* Raw records *
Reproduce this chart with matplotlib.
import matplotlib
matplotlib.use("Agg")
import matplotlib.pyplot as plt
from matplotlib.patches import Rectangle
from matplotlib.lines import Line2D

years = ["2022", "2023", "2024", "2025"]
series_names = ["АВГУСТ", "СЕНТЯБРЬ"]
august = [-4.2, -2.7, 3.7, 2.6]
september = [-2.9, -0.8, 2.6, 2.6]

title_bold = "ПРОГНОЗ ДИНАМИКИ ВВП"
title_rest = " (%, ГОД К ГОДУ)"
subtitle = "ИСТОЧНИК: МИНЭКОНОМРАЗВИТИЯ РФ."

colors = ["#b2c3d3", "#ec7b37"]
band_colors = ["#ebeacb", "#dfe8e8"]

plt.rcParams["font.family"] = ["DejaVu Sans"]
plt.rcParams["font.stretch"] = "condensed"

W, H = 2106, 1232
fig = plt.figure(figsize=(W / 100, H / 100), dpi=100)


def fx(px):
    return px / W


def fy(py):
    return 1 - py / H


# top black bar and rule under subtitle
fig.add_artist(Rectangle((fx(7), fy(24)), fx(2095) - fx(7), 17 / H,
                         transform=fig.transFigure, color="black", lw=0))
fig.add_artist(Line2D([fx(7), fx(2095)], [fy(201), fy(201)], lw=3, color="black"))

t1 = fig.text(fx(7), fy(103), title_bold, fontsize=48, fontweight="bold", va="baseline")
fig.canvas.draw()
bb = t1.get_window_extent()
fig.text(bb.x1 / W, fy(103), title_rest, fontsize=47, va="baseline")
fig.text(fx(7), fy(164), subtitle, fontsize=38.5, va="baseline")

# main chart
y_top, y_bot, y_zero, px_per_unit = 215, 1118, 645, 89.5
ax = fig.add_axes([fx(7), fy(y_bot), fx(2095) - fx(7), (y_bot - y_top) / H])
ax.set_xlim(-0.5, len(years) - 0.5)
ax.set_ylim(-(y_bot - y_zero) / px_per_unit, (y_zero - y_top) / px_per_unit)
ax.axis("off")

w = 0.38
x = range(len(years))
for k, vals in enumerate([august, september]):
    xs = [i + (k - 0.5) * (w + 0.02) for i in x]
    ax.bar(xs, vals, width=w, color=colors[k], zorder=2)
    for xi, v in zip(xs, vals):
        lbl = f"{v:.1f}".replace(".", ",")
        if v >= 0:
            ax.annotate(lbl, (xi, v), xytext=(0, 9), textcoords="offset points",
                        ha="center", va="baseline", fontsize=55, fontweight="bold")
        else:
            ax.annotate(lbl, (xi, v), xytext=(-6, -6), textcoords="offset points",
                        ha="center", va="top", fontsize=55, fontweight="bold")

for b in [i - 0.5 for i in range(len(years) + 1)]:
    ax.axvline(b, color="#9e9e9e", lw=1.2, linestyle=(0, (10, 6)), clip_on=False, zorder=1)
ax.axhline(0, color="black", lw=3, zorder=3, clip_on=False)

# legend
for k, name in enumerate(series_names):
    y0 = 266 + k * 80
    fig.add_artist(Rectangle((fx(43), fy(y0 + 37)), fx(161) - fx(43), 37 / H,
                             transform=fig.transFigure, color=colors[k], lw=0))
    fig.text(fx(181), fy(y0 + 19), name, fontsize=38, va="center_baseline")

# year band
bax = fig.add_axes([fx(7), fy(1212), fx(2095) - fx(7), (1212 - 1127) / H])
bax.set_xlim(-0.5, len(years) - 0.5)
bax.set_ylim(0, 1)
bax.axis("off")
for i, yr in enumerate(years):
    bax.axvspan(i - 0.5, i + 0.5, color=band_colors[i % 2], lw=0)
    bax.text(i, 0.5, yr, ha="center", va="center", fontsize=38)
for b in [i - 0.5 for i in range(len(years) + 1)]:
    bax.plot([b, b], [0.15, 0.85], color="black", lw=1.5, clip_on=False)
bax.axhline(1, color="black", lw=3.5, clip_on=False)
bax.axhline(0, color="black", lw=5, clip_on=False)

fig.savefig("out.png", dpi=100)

* * *

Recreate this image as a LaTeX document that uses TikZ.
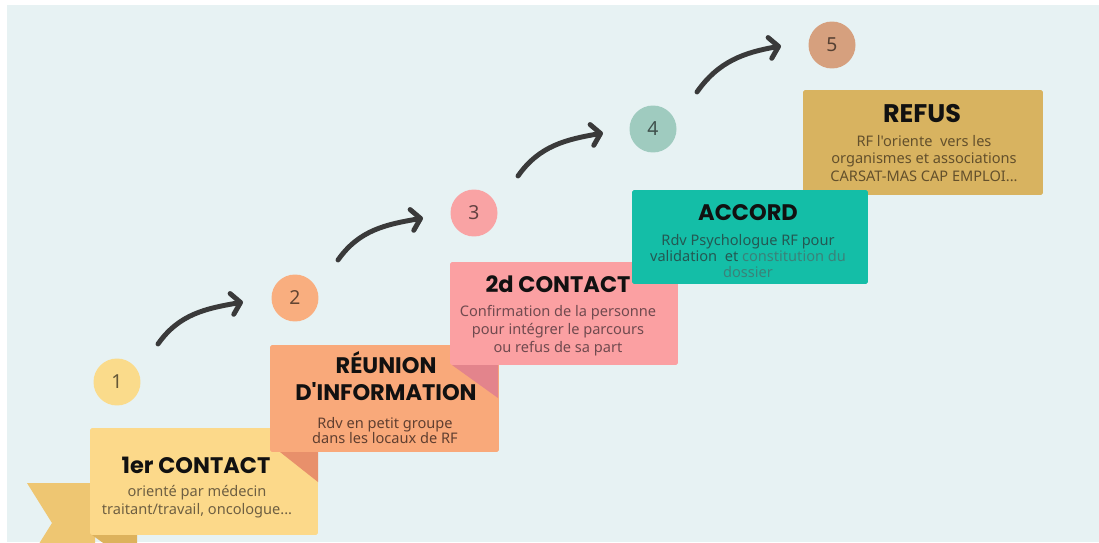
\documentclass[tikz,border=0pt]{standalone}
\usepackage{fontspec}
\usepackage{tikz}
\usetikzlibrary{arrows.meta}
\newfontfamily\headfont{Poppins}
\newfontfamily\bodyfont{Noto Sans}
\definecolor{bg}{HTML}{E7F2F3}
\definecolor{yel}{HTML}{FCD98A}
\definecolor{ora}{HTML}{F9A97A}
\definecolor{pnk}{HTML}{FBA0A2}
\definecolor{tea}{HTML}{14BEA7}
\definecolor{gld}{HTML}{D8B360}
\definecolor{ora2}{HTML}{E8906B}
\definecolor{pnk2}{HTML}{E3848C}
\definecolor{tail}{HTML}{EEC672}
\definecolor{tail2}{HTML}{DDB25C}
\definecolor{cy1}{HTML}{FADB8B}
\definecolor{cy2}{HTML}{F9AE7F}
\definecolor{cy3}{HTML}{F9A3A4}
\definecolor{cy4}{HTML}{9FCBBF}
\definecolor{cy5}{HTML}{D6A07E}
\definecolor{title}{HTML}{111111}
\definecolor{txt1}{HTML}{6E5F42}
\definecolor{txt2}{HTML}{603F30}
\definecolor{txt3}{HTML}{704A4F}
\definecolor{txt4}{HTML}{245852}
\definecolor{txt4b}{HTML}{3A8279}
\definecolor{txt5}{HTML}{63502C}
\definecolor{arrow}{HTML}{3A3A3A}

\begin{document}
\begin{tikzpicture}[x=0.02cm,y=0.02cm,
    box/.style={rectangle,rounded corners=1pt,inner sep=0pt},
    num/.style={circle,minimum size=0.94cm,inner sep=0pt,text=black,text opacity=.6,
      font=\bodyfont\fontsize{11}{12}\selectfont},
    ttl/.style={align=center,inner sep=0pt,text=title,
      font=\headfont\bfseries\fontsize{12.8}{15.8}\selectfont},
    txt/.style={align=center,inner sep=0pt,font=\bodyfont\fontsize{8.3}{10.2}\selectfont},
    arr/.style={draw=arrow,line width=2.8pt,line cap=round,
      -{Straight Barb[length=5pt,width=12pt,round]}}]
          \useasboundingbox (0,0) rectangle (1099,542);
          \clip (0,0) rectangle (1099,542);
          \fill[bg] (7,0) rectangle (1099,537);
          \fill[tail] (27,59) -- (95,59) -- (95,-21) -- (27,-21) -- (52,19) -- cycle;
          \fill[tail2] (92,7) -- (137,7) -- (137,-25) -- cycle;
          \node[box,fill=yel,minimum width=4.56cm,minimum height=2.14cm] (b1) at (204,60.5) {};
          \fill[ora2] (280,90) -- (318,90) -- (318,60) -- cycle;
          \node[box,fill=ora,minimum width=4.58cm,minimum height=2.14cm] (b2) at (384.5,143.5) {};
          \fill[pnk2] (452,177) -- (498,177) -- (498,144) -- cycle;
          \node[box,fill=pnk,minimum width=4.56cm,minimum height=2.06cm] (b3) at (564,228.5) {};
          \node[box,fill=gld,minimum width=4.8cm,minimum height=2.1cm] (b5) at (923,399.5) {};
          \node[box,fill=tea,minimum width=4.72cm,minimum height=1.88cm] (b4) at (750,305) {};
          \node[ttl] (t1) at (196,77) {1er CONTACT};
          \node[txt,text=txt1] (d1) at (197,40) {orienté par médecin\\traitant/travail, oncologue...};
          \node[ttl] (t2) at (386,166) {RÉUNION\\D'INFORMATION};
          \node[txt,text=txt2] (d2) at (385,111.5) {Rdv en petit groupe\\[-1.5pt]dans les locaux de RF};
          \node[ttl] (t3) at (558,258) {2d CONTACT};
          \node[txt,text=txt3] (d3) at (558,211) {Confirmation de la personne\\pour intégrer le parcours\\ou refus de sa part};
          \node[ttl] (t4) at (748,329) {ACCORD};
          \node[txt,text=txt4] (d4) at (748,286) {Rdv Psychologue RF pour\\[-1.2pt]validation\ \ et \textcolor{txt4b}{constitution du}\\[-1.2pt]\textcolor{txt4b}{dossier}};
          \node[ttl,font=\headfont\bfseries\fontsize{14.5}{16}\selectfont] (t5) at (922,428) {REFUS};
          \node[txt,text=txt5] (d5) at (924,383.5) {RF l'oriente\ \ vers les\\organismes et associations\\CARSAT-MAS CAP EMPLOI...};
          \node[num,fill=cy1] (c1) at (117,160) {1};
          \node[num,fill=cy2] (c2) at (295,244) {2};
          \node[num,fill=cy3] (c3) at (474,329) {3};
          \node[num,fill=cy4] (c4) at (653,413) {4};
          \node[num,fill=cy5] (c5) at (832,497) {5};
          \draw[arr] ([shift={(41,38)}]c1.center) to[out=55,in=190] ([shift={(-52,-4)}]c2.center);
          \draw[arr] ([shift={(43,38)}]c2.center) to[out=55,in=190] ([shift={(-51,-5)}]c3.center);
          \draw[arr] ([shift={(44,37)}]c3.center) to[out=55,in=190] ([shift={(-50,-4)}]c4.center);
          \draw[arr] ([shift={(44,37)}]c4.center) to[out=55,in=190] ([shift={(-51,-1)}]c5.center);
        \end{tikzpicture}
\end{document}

* Goal of the exercise *
Please return, exactly as they appear, the lines starting at the one that contains "Reproduce this chart with matplotlib." and ending at the one that contains "from matplotlib.lines import Line2D".

* Reply *
Reproduce this chart with matplotlib.
import matplotlib
matplotlib.use("Agg")
import matplotlib.pyplot as plt
from matplotlib.patches import Rectangle
from matplotlib.lines import Line2D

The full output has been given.